- _What you have to do_
Skip the pictures. Transcribe the rest of the data below without changing a word.
== == ==
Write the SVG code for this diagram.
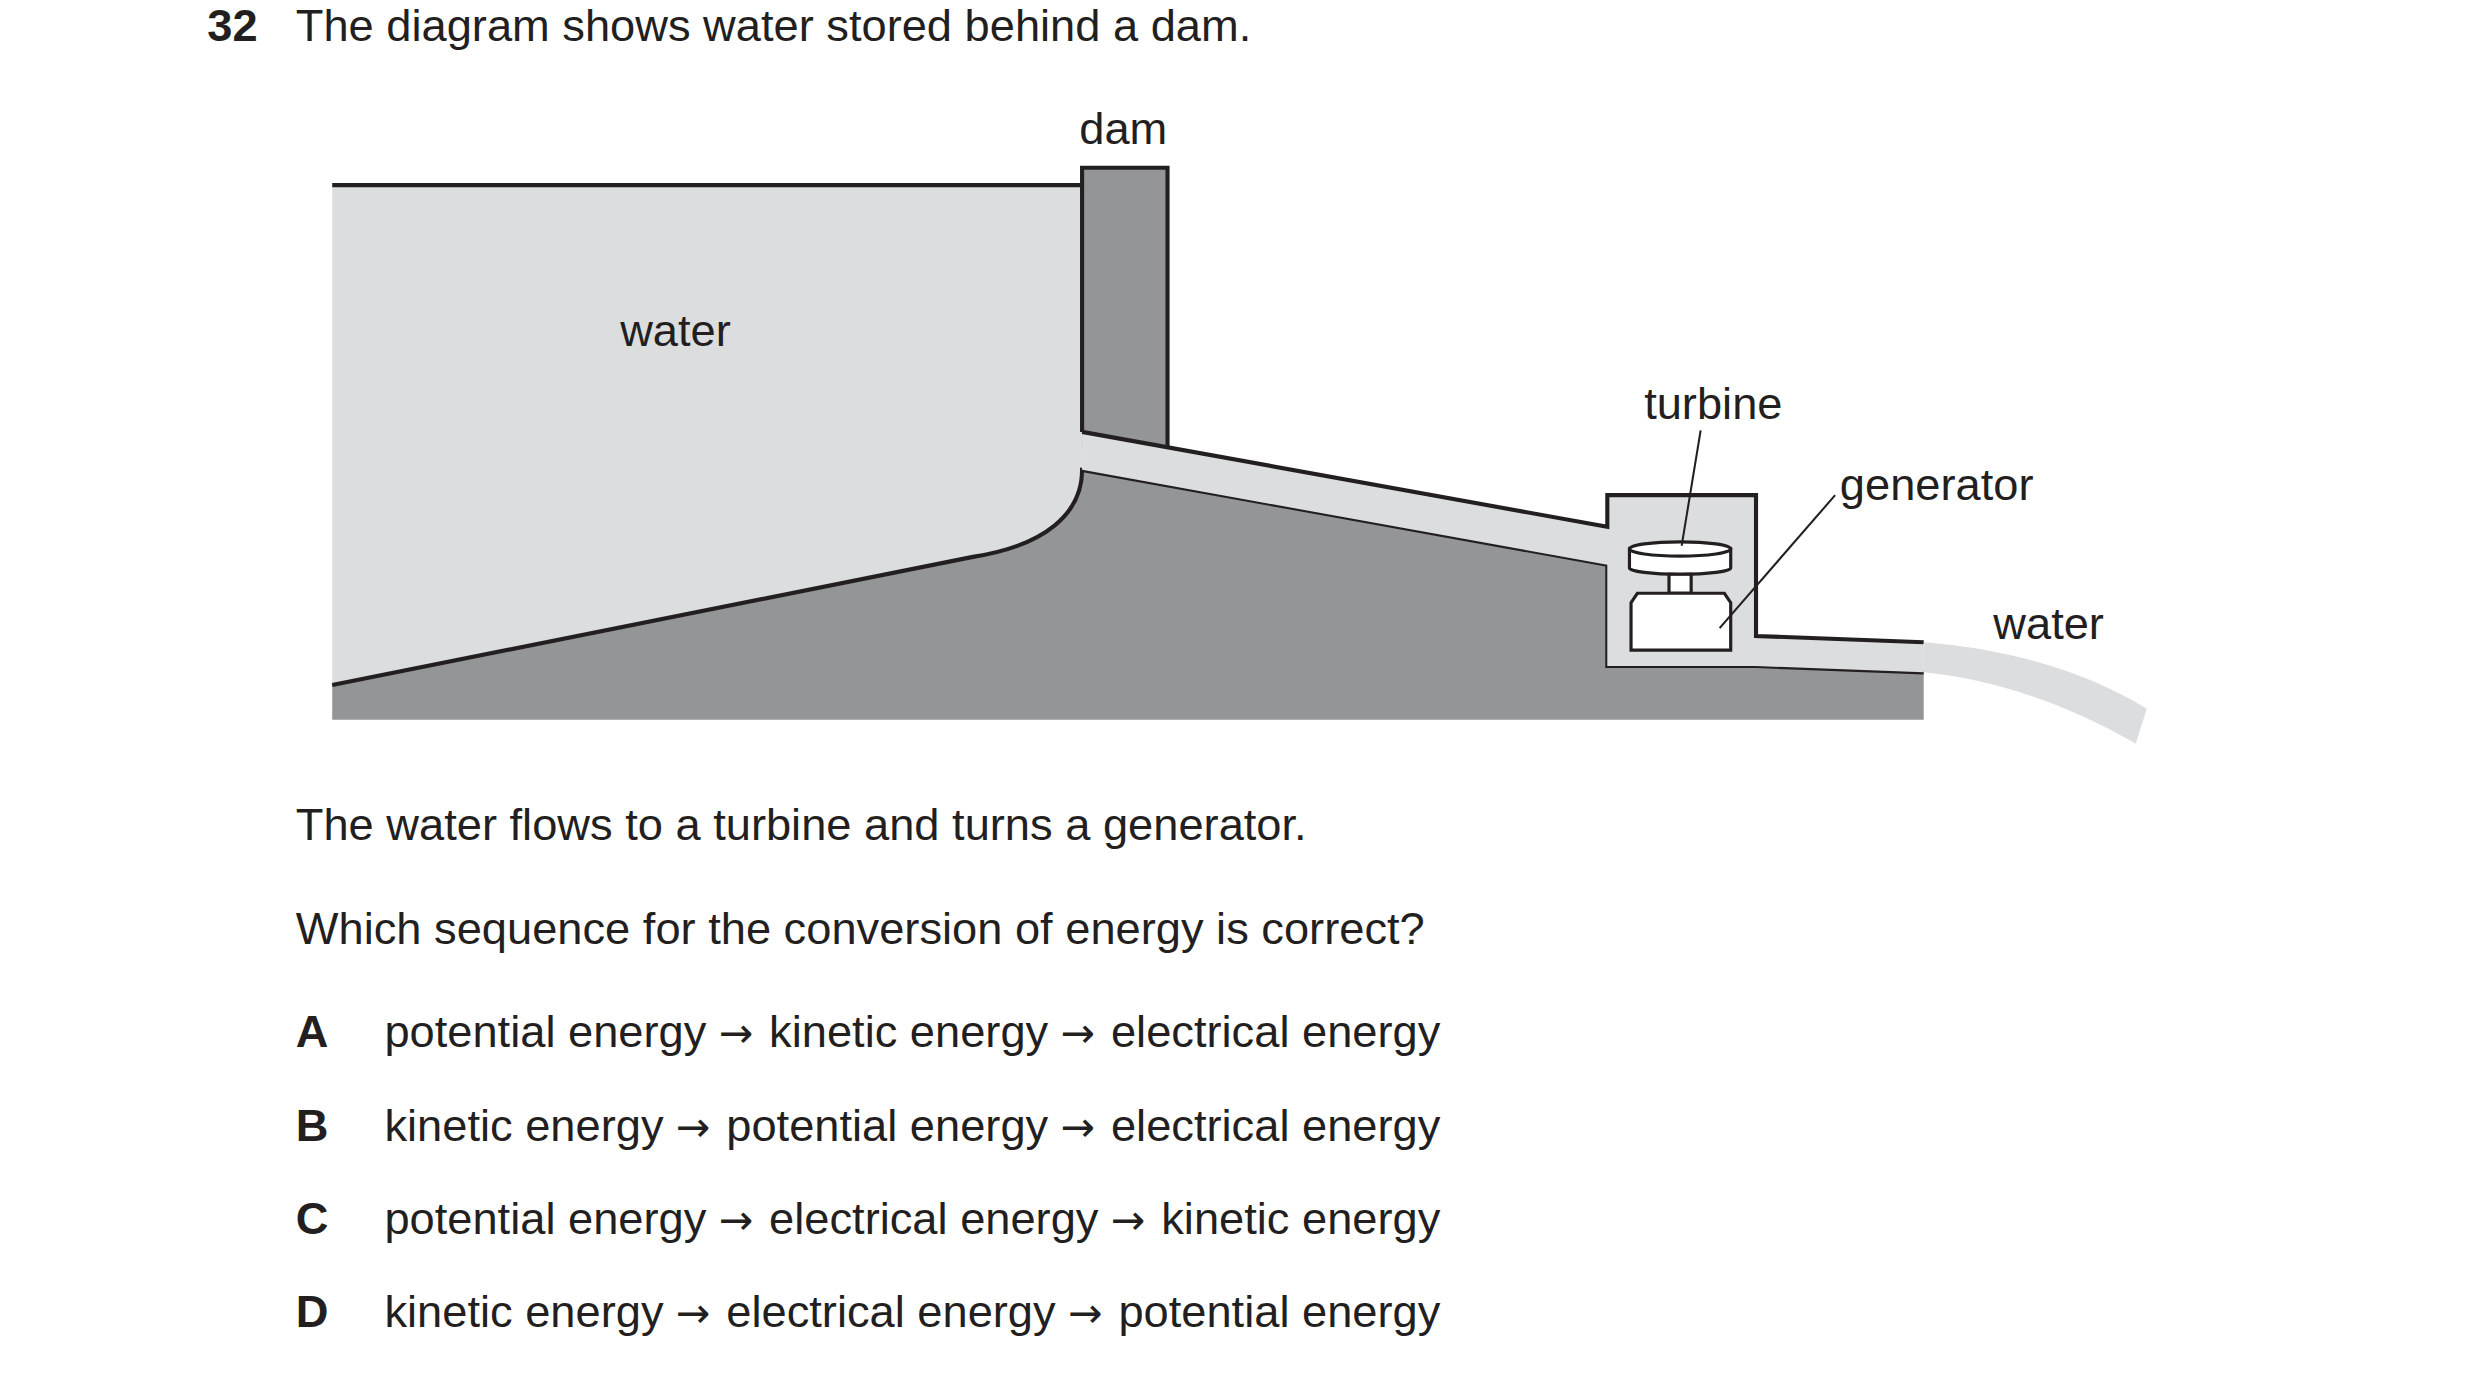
<svg xmlns="http://www.w3.org/2000/svg" width="2480" height="1378" viewBox="0 0 2480 1378">
<style>
text{font-family:"Liberation Sans",Arial,sans-serif;font-size:28.6px;fill:#231f20}
.b{font-weight:bold}
.a{font-family:"DejaVu Sans",sans-serif;font-size:26px;letter-spacing:2px}
.ln{fill:none;stroke:#231f20;stroke-width:2.6;stroke-linejoin:miter}
.lt{fill:#dcdddf}
.dk{fill:#949597}
.ld{fill:none;stroke:#231f20;stroke-width:1.3}
</style>
<rect width="2480" height="1378" fill="#fff"/>
<g transform="scale(1.582)">
<g id="question">
<text x="131" y="26" class="b">32</text>
<text x="187" y="26">The diagram shows water stored behind a dam.</text>
</g>
<g id="reservoir">
<path class="lt" d="M210,117 H684 V297 C684,325 660,345 615,352 L210,433 Z"/>
<path class="ln" d="M210,117 H684"/>
<text x="427" y="219" text-anchor="middle">water</text>
</g>
<g id="ground">
<path class="dk" d="M210,433 L615,352 C660,345 684,325 684,297 L1016,357 V421 H1110 L1216,425 V455 H210 Z"/>
<path class="ln" d="M210,433 L615,352 C660,345 684,325 684,297 L1016,357 V421 H1110 L1216,425"/>
</g>
<g id="dam">
<rect x="684" y="106" width="54" height="177" class="dk"/>
<path class="ln" d="M684,273 V106 H738 V283"/>
<text x="710" y="91" text-anchor="middle">dam</text>
</g>
<g id="pipe">
<path class="lt" d="M684,273 L1016,333 V313 H1110 V402 L1216,406 V425 L1110,421 H1016 V357 L684,297 Z"/>
<path class="ln" d="M684,273 L1016,333 V313 H1110 V402 L1216,406"/>
<path class="lt" d="M1216,406 C1270,410 1320,425 1357,448 L1350,470 C1310,447 1265,430 1216,425 Z"/>
<text x="1260" y="404">water</text>
</g>
<g id="turbine">
<path d="M1030,347 V359 A32,4 0 0 0 1094,359 V347 Z" fill="#fff" stroke="#231f20" stroke-width="2"/>
<ellipse cx="1062" cy="347" rx="32" ry="4.5" fill="#fff" stroke="#231f20" stroke-width="2"/>
<rect x="1055" y="363" width="14" height="12" fill="#fff" stroke="#231f20" stroke-width="2"/>
<text x="1083" y="265" text-anchor="middle">turbine</text>
</g>
<g id="generator">
<path d="M1035,375 H1090 L1094,381 V411 H1031 V381 Z" fill="#fff" stroke="#231f20" stroke-width="2"/>
<text x="1163" y="316">generator</text>
</g>
<g id="connectors">
<path class="ld" d="M1075,272 L1063,345"/>
<path class="ld" d="M1160,313 L1087,397"/>
</g>
<g id="options">
<text x="187" y="531">The water flows to a turbine and turns a generator.</text>
<text x="187" y="597">Which sequence for the conversion of energy is correct?</text>
<text x="187" y="662" class="b">A</text><text x="243" y="662">potential energy <tspan class="a">→</tspan> kinetic energy <tspan class="a">→</tspan> electrical energy</text>
<text x="187" y="721" class="b">B</text><text x="243" y="721">kinetic energy <tspan class="a">→</tspan> potential energy <tspan class="a">→</tspan> electrical energy</text>
<text x="187" y="780" class="b">C</text><text x="243" y="780">potential energy <tspan class="a">→</tspan> electrical energy <tspan class="a">→</tspan> kinetic energy</text>
<text x="187" y="839" class="b">D</text><text x="243" y="839">kinetic energy <tspan class="a">→</tspan> electrical energy <tspan class="a">→</tspan> potential energy</text>
</g>
</g>
</svg>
== == ==
- _Response_
Write the SVG code for this diagram.
<svg xmlns="http://www.w3.org/2000/svg" width="2480" height="1378" viewBox="0 0 2480 1378">
<style>
text{font-family:"Liberation Sans",Arial,sans-serif;font-size:28.6px;fill:#231f20}
.b{font-weight:bold}
.a{font-family:"DejaVu Sans",sans-serif;font-size:26px;letter-spacing:2px}
.ln{fill:none;stroke:#231f20;stroke-width:2.6;stroke-linejoin:miter}
.lt{fill:#dcdddf}
.dk{fill:#949597}
.ld{fill:none;stroke:#231f20;stroke-width:1.3}
</style>
<rect width="2480" height="1378" fill="#fff"/>
<g transform="scale(1.582)">
<g id="question">
<text x="131" y="26" class="b">32</text>
<text x="187" y="26">The diagram shows water stored behind a dam.</text>
</g>
<g id="reservoir">
<path class="lt" d="M210,117 H684 V297 C684,325 660,345 615,352 L210,433 Z"/>
<path class="ln" d="M210,117 H684"/>
<text x="427" y="219" text-anchor="middle">water</text>
</g>
<g id="ground">
<path class="dk" d="M210,433 L615,352 C660,345 684,325 684,297 L1016,357 V421 H1110 L1216,425 V455 H210 Z"/>
<path class="ln" d="M210,433 L615,352 C660,345 684,325 684,297 L1016,357 V421 H1110 L1216,425"/>
</g>
<g id="dam">
<rect x="684" y="106" width="54" height="177" class="dk"/>
<path class="ln" d="M684,273 V106 H738 V283"/>
<text x="710" y="91" text-anchor="middle">dam</text>
</g>
<g id="pipe">
<path class="lt" d="M684,273 L1016,333 V313 H1110 V402 L1216,406 V425 L1110,421 H1016 V357 L684,297 Z"/>
<path class="ln" d="M684,273 L1016,333 V313 H1110 V402 L1216,406"/>
<path class="lt" d="M1216,406 C1270,410 1320,425 1357,448 L1350,470 C1310,447 1265,430 1216,425 Z"/>
<text x="1260" y="404">water</text>
</g>
<g id="turbine">
<path d="M1030,347 V359 A32,4 0 0 0 1094,359 V347 Z" fill="#fff" stroke="#231f20" stroke-width="2"/>
<ellipse cx="1062" cy="347" rx="32" ry="4.5" fill="#fff" stroke="#231f20" stroke-width="2"/>
<rect x="1055" y="363" width="14" height="12" fill="#fff" stroke="#231f20" stroke-width="2"/>
<text x="1083" y="265" text-anchor="middle">turbine</text>
</g>
<g id="generator">
<path d="M1035,375 H1090 L1094,381 V411 H1031 V381 Z" fill="#fff" stroke="#231f20" stroke-width="2"/>
<text x="1163" y="316">generator</text>
</g>
<g id="connectors">
<path class="ld" d="M1075,272 L1063,345"/>
<path class="ld" d="M1160,313 L1087,397"/>
</g>
<g id="options">
<text x="187" y="531">The water flows to a turbine and turns a generator.</text>
<text x="187" y="597">Which sequence for the conversion of energy is correct?</text>
<text x="187" y="662" class="b">A</text><text x="243" y="662">potential energy <tspan class="a">→</tspan> kinetic energy <tspan class="a">→</tspan> electrical energy</text>
<text x="187" y="721" class="b">B</text><text x="243" y="721">kinetic energy <tspan class="a">→</tspan> potential energy <tspan class="a">→</tspan> electrical energy</text>
<text x="187" y="780" class="b">C</text><text x="243" y="780">potential energy <tspan class="a">→</tspan> electrical energy <tspan class="a">→</tspan> kinetic energy</text>
<text x="187" y="839" class="b">D</text><text x="243" y="839">kinetic energy <tspan class="a">→</tspan> electrical energy <tspan class="a">→</tspan> potential energy</text>
</g>
</g>
</svg>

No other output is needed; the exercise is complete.